**Instruction:** Omit all pictures. Copy the rest of the material exactly.

**Data segment:**
* start *

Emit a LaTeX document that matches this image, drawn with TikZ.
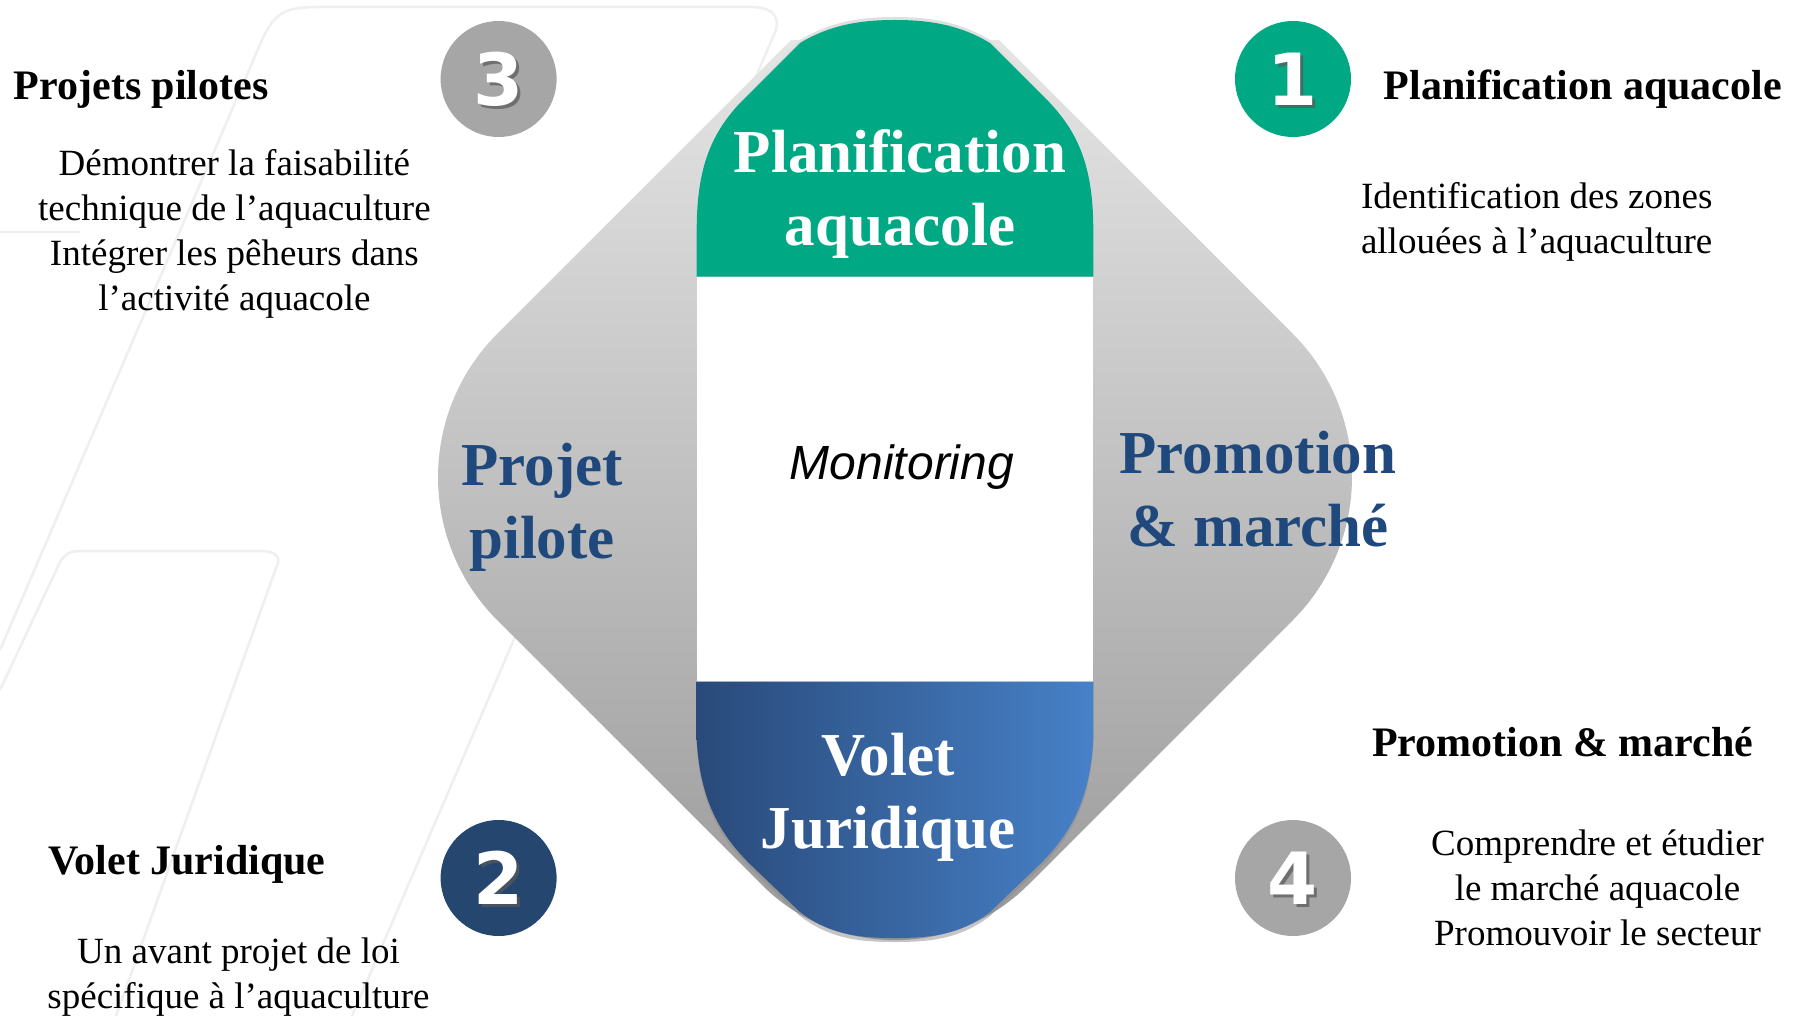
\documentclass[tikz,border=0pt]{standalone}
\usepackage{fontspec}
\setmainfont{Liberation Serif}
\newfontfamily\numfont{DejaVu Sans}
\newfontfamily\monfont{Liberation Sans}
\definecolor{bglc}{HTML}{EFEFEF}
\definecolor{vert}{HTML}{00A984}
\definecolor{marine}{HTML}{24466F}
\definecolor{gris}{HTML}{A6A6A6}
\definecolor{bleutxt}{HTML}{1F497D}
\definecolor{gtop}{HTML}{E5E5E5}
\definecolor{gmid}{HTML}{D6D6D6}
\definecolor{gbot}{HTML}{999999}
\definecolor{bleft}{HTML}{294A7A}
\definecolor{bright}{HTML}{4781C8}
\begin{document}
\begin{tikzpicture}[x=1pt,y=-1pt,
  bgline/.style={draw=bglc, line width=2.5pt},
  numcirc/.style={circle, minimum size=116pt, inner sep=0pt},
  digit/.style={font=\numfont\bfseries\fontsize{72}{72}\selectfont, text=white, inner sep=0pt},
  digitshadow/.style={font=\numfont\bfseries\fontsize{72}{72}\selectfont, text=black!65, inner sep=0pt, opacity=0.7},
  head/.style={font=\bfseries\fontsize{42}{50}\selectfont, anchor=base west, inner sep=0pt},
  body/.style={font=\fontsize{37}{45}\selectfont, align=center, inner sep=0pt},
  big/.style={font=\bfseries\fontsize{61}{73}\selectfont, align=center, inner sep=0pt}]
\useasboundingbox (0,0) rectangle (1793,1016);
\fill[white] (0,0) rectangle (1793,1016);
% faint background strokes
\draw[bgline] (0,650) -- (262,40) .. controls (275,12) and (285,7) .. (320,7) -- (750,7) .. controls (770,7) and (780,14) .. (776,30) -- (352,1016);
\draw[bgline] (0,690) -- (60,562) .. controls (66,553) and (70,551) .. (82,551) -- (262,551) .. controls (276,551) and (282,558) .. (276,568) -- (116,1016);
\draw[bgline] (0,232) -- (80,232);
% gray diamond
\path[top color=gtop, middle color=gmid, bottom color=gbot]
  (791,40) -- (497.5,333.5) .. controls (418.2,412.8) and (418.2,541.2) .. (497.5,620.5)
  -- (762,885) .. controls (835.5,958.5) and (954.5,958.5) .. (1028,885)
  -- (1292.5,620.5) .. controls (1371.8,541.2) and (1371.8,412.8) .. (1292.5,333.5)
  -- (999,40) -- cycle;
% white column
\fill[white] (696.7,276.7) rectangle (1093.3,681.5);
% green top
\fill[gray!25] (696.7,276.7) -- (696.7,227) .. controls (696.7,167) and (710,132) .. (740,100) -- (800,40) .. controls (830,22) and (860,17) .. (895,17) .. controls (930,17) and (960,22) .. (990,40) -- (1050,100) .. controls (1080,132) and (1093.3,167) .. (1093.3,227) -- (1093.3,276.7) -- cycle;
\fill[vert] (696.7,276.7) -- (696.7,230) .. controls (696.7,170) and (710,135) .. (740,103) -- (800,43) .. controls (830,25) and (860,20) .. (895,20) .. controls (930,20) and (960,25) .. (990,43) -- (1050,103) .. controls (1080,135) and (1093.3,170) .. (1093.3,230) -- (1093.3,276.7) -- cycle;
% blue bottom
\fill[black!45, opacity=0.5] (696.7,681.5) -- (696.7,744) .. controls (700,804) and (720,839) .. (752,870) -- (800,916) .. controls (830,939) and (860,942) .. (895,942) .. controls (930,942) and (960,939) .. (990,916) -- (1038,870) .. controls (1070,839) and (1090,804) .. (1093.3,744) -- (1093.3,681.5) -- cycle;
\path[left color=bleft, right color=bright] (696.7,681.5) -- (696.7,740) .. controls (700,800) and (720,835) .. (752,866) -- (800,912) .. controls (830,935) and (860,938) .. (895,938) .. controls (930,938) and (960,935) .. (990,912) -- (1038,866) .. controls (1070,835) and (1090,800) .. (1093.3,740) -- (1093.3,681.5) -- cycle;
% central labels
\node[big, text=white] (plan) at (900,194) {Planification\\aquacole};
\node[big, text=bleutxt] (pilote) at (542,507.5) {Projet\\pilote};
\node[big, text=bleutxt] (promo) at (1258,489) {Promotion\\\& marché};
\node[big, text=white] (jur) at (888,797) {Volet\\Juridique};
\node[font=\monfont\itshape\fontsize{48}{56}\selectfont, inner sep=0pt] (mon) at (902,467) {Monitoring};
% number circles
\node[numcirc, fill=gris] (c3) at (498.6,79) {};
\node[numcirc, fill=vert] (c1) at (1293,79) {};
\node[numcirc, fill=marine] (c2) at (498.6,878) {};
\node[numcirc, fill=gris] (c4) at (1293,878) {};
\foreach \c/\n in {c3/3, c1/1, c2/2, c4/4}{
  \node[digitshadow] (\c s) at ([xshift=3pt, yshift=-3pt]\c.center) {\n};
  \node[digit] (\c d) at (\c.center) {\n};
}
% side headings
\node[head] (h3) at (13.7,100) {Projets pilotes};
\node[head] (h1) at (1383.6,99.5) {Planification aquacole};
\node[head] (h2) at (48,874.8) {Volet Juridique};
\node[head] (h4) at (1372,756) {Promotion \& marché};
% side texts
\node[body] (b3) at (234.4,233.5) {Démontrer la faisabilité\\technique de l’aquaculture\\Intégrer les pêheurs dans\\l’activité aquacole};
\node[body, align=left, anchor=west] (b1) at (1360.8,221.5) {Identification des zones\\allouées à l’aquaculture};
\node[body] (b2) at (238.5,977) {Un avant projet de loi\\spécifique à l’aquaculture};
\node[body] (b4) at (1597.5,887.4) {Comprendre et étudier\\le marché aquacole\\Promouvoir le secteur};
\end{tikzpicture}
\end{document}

* end *

**Finished answer:**
Emit a LaTeX document that matches this image, drawn with TikZ.
\documentclass[tikz,border=0pt]{standalone}
\usepackage{fontspec}
\setmainfont{Liberation Serif}
\newfontfamily\numfont{DejaVu Sans}
\newfontfamily\monfont{Liberation Sans}
\definecolor{bglc}{HTML}{EFEFEF}
\definecolor{vert}{HTML}{00A984}
\definecolor{marine}{HTML}{24466F}
\definecolor{gris}{HTML}{A6A6A6}
\definecolor{bleutxt}{HTML}{1F497D}
\definecolor{gtop}{HTML}{E5E5E5}
\definecolor{gmid}{HTML}{D6D6D6}
\definecolor{gbot}{HTML}{999999}
\definecolor{bleft}{HTML}{294A7A}
\definecolor{bright}{HTML}{4781C8}
\begin{document}
\begin{tikzpicture}[x=1pt,y=-1pt,
  bgline/.style={draw=bglc, line width=2.5pt},
  numcirc/.style={circle, minimum size=116pt, inner sep=0pt},
  digit/.style={font=\numfont\bfseries\fontsize{72}{72}\selectfont, text=white, inner sep=0pt},
  digitshadow/.style={font=\numfont\bfseries\fontsize{72}{72}\selectfont, text=black!65, inner sep=0pt, opacity=0.7},
  head/.style={font=\bfseries\fontsize{42}{50}\selectfont, anchor=base west, inner sep=0pt},
  body/.style={font=\fontsize{37}{45}\selectfont, align=center, inner sep=0pt},
  big/.style={font=\bfseries\fontsize{61}{73}\selectfont, align=center, inner sep=0pt}]
\useasboundingbox (0,0) rectangle (1793,1016);
\fill[white] (0,0) rectangle (1793,1016);
% faint background strokes
\draw[bgline] (0,650) -- (262,40) .. controls (275,12) and (285,7) .. (320,7) -- (750,7) .. controls (770,7) and (780,14) .. (776,30) -- (352,1016);
\draw[bgline] (0,690) -- (60,562) .. controls (66,553) and (70,551) .. (82,551) -- (262,551) .. controls (276,551) and (282,558) .. (276,568) -- (116,1016);
\draw[bgline] (0,232) -- (80,232);
% gray diamond
\path[top color=gtop, middle color=gmid, bottom color=gbot]
  (791,40) -- (497.5,333.5) .. controls (418.2,412.8) and (418.2,541.2) .. (497.5,620.5)
  -- (762,885) .. controls (835.5,958.5) and (954.5,958.5) .. (1028,885)
  -- (1292.5,620.5) .. controls (1371.8,541.2) and (1371.8,412.8) .. (1292.5,333.5)
  -- (999,40) -- cycle;
% white column
\fill[white] (696.7,276.7) rectangle (1093.3,681.5);
% green top
\fill[gray!25] (696.7,276.7) -- (696.7,227) .. controls (696.7,167) and (710,132) .. (740,100) -- (800,40) .. controls (830,22) and (860,17) .. (895,17) .. controls (930,17) and (960,22) .. (990,40) -- (1050,100) .. controls (1080,132) and (1093.3,167) .. (1093.3,227) -- (1093.3,276.7) -- cycle;
\fill[vert] (696.7,276.7) -- (696.7,230) .. controls (696.7,170) and (710,135) .. (740,103) -- (800,43) .. controls (830,25) and (860,20) .. (895,20) .. controls (930,20) and (960,25) .. (990,43) -- (1050,103) .. controls (1080,135) and (1093.3,170) .. (1093.3,230) -- (1093.3,276.7) -- cycle;
% blue bottom
\fill[black!45, opacity=0.5] (696.7,681.5) -- (696.7,744) .. controls (700,804) and (720,839) .. (752,870) -- (800,916) .. controls (830,939) and (860,942) .. (895,942) .. controls (930,942) and (960,939) .. (990,916) -- (1038,870) .. controls (1070,839) and (1090,804) .. (1093.3,744) -- (1093.3,681.5) -- cycle;
\path[left color=bleft, right color=bright] (696.7,681.5) -- (696.7,740) .. controls (700,800) and (720,835) .. (752,866) -- (800,912) .. controls (830,935) and (860,938) .. (895,938) .. controls (930,938) and (960,935) .. (990,912) -- (1038,866) .. controls (1070,835) and (1090,800) .. (1093.3,740) -- (1093.3,681.5) -- cycle;
% central labels
\node[big, text=white] (plan) at (900,194) {Planification\\aquacole};
\node[big, text=bleutxt] (pilote) at (542,507.5) {Projet\\pilote};
\node[big, text=bleutxt] (promo) at (1258,489) {Promotion\\\& marché};
\node[big, text=white] (jur) at (888,797) {Volet\\Juridique};
\node[font=\monfont\itshape\fontsize{48}{56}\selectfont, inner sep=0pt] (mon) at (902,467) {Monitoring};
% number circles
\node[numcirc, fill=gris] (c3) at (498.6,79) {};
\node[numcirc, fill=vert] (c1) at (1293,79) {};
\node[numcirc, fill=marine] (c2) at (498.6,878) {};
\node[numcirc, fill=gris] (c4) at (1293,878) {};
\foreach \c/\n in {c3/3, c1/1, c2/2, c4/4}{
  \node[digitshadow] (\c s) at ([xshift=3pt, yshift=-3pt]\c.center) {\n};
  \node[digit] (\c d) at (\c.center) {\n};
}
% side headings
\node[head] (h3) at (13.7,100) {Projets pilotes};
\node[head] (h1) at (1383.6,99.5) {Planification aquacole};
\node[head] (h2) at (48,874.8) {Volet Juridique};
\node[head] (h4) at (1372,756) {Promotion \& marché};
% side texts
\node[body] (b3) at (234.4,233.5) {Démontrer la faisabilité\\technique de l’aquaculture\\Intégrer les pêheurs dans\\l’activité aquacole};
\node[body, align=left, anchor=west] (b1) at (1360.8,221.5) {Identification des zones\\allouées à l’aquaculture};
\node[body] (b2) at (238.5,977) {Un avant projet de loi\\spécifique à l’aquaculture};
\node[body] (b4) at (1597.5,887.4) {Comprendre et étudier\\le marché aquacole\\Promouvoir le secteur};
\end{tikzpicture}
\end{document}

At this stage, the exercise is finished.